Increase proficiency of phage packaging

Small levels of contamination will prevent any therapeutic agent for human use from being approved. In this experiment, small levels of helper phagemid were packaged into phage, which allows these phage to replicate inside a cell they infect. The helper phagemid was modified to further disrupt its packaging signal; however, this sequence overlaps necessary phage production genes so these attempts prevented the helper phagemid’s ability to produce phage. To address this issue, the next phase is to edit the genome of E. Coli to produce the structural proteins for phage. The resulting recombinant will be transformed with CRISPR-Cas9 phagemids to produce sequence specific, non-replicating phage. This eliminates the need for a helper phagemid, therefore eliminating unwanted, packageable plasmids.

Targeting intracellular pathogens

All pathogens have a phase in which they are exocellular where it is easy to deliver therapeutics. Unfortunately, patients rarely show symptoms for more serious infections, such as tuberculosis, until the infection is primarily intracellular. This poses a challenge, how to deliver drugs or phage to a pathogen that exists inside a mammalian cell. Display of ligands to a mammalian receptor, such as FGF2, have been shown to allow transduction of phage into mammalian cells¹. M13 genes can be modified to display ligands for mammalian uptake receptor to allow CRISPR-Cas phage to reach target pathogens in their intracellular environment.
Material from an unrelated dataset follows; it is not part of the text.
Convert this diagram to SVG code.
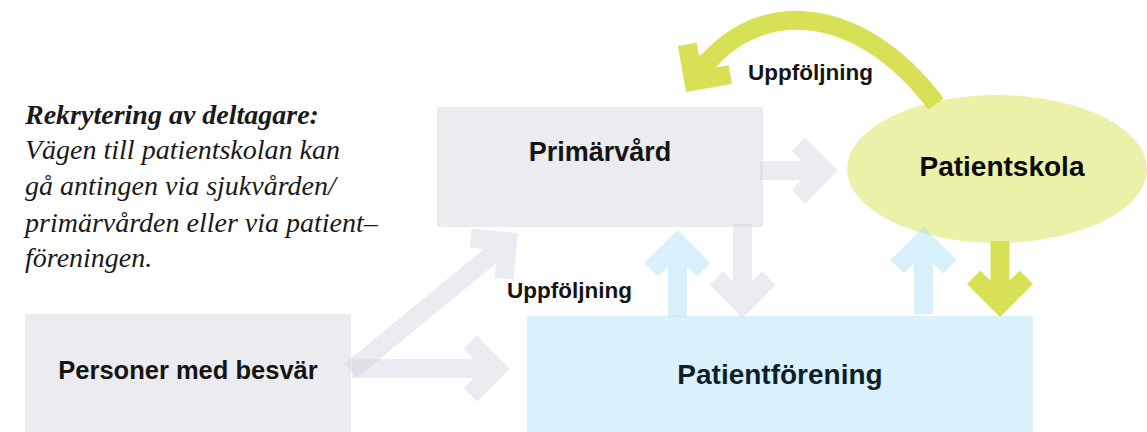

Multiple SNP targeting vectors

During the course of investigation, it was discovered that surviving bacteria were often infected by recombinant phage whose spacer region was lost². Endogenous CRISPR regions contain multiple CRISPR elements coding for different spacers, each targeting a unique DNA segment from a pathogen. The addition of multiple spacers with unique target sites into BBa_K1445001 would increase the chance of retaining at least one spacer sequence, and allow this system to target multiple mutations within a species to ensure all pathogenic mutants are targeted. Using restriction digests and ligations, multiple spacers targeting pathogenic mutations in E. coli can be cloned onto the same phagemid and delivered with increased killing efficiency.

References:

1. LAROCCA, DAVID, PAUL D. KASSNER, ALISON WITTE, ROBERT LADNER, Andrew Baird, and GLENN F. PIERCE. "Gene transfer to mammalian cells using genetically targeted filamentous bacteriophage." The FASEB Journal 13 (1999): 727-734. Print.
2. Gomaa AA, Klumpe HE, Luo ML, Selle K, Barrangou R, Beisel CL. 2014. Programmable removal of bacterial strains by use of genome-targeting CRISPR-Cas systems. mBio 5(1):e00928-13. doi:10.1128/mBio.00928-13.